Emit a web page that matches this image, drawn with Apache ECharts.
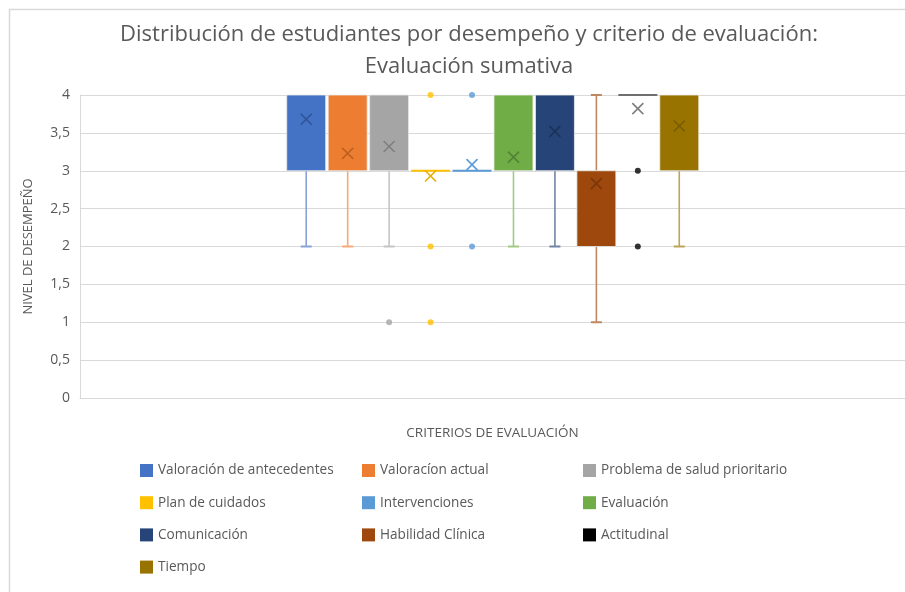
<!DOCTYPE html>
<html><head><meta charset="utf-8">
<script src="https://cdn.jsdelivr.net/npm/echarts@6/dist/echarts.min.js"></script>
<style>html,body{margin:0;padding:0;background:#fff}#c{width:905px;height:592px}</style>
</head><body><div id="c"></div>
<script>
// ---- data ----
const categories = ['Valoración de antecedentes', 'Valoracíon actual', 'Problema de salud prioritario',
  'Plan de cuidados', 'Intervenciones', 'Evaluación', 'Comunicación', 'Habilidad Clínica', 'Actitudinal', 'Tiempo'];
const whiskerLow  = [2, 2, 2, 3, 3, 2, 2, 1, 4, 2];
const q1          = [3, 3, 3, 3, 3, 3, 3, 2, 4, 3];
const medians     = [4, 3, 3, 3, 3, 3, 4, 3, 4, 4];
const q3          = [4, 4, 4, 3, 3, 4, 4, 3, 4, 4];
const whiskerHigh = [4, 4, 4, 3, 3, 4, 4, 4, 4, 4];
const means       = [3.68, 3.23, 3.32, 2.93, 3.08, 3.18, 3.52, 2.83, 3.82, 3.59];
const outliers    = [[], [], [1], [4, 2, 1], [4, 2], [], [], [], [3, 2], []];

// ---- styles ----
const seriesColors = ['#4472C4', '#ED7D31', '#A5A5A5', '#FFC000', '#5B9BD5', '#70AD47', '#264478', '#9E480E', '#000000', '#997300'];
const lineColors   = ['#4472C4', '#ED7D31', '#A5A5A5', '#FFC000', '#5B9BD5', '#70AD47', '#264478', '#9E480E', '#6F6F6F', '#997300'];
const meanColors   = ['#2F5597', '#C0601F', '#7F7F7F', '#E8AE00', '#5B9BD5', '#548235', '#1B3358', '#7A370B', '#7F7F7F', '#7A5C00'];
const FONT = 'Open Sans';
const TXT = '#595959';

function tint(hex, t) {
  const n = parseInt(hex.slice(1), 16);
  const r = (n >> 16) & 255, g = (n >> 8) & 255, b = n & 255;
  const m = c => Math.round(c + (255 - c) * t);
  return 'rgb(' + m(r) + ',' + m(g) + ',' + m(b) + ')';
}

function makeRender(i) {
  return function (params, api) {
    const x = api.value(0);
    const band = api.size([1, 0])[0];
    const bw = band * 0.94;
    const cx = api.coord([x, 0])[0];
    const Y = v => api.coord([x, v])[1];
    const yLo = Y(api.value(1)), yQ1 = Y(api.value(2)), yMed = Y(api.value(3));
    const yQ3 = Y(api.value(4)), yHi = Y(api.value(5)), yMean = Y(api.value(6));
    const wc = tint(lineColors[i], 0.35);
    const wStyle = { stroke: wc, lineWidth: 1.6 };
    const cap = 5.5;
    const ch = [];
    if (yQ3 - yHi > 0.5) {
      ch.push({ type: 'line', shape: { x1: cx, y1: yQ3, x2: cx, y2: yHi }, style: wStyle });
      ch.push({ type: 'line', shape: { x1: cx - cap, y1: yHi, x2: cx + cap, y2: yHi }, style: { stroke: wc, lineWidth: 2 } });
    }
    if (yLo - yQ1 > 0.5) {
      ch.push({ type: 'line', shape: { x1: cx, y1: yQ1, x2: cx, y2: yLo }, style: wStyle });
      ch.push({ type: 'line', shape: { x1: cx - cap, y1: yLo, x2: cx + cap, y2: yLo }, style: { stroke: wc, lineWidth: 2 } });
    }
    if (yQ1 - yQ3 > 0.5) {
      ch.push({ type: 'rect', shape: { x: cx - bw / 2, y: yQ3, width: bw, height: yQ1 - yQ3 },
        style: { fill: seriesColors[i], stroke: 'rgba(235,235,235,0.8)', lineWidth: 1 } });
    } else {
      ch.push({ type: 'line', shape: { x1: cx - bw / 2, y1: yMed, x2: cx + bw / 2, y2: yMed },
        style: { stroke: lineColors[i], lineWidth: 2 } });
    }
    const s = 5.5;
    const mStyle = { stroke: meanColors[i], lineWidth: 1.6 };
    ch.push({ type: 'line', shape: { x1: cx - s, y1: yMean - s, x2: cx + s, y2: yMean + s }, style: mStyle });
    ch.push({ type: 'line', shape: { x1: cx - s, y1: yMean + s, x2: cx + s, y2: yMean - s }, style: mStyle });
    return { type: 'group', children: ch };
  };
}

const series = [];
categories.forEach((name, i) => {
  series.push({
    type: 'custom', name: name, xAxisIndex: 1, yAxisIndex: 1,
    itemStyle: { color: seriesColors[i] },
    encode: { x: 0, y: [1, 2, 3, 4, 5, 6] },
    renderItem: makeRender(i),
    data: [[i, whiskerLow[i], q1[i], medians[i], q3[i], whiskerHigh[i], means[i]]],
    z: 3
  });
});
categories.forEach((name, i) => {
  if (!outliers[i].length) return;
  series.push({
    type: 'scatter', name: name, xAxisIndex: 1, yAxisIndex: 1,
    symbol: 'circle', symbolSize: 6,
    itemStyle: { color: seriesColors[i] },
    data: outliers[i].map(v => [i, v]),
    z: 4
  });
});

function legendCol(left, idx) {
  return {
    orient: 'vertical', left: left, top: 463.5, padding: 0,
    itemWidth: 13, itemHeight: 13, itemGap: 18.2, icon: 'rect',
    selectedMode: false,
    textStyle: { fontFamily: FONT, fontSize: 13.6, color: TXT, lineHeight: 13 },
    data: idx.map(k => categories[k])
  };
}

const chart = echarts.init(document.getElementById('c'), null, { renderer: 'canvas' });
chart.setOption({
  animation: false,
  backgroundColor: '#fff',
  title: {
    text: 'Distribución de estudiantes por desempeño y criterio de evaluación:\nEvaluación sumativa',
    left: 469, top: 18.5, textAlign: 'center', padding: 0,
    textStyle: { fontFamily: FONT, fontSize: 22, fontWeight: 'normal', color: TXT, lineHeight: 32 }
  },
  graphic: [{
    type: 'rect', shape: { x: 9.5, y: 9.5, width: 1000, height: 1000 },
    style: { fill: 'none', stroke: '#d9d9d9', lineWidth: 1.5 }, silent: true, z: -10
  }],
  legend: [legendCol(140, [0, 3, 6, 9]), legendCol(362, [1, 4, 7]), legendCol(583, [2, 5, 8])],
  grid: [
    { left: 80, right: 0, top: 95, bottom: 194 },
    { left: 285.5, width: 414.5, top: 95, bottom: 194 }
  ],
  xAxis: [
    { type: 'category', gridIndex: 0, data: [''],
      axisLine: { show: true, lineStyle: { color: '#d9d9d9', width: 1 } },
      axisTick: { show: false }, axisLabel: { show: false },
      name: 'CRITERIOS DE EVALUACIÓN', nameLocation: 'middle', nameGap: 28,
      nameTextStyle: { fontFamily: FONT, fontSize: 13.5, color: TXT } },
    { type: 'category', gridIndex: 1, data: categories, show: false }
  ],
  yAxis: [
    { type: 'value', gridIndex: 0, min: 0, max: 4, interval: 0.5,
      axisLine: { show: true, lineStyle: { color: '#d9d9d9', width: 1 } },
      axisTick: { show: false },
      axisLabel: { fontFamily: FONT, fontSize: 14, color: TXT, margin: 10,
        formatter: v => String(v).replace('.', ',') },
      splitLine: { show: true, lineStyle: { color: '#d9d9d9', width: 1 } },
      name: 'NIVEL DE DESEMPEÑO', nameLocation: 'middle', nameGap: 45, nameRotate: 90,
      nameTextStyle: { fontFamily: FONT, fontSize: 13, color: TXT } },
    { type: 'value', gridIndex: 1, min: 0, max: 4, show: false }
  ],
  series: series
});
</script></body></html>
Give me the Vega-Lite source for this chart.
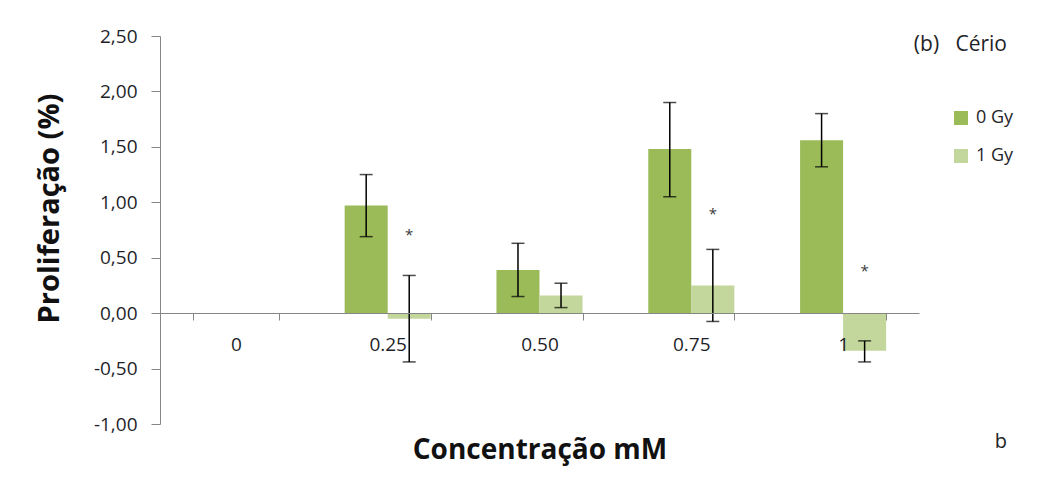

= = = =

Aim: Reproduce every line of the listing above in which the string "this" appears.

Task solution:
Emit a web page that matches this image, drawn with Apache ECharts.
Give me the Vega-Lite source for this chart.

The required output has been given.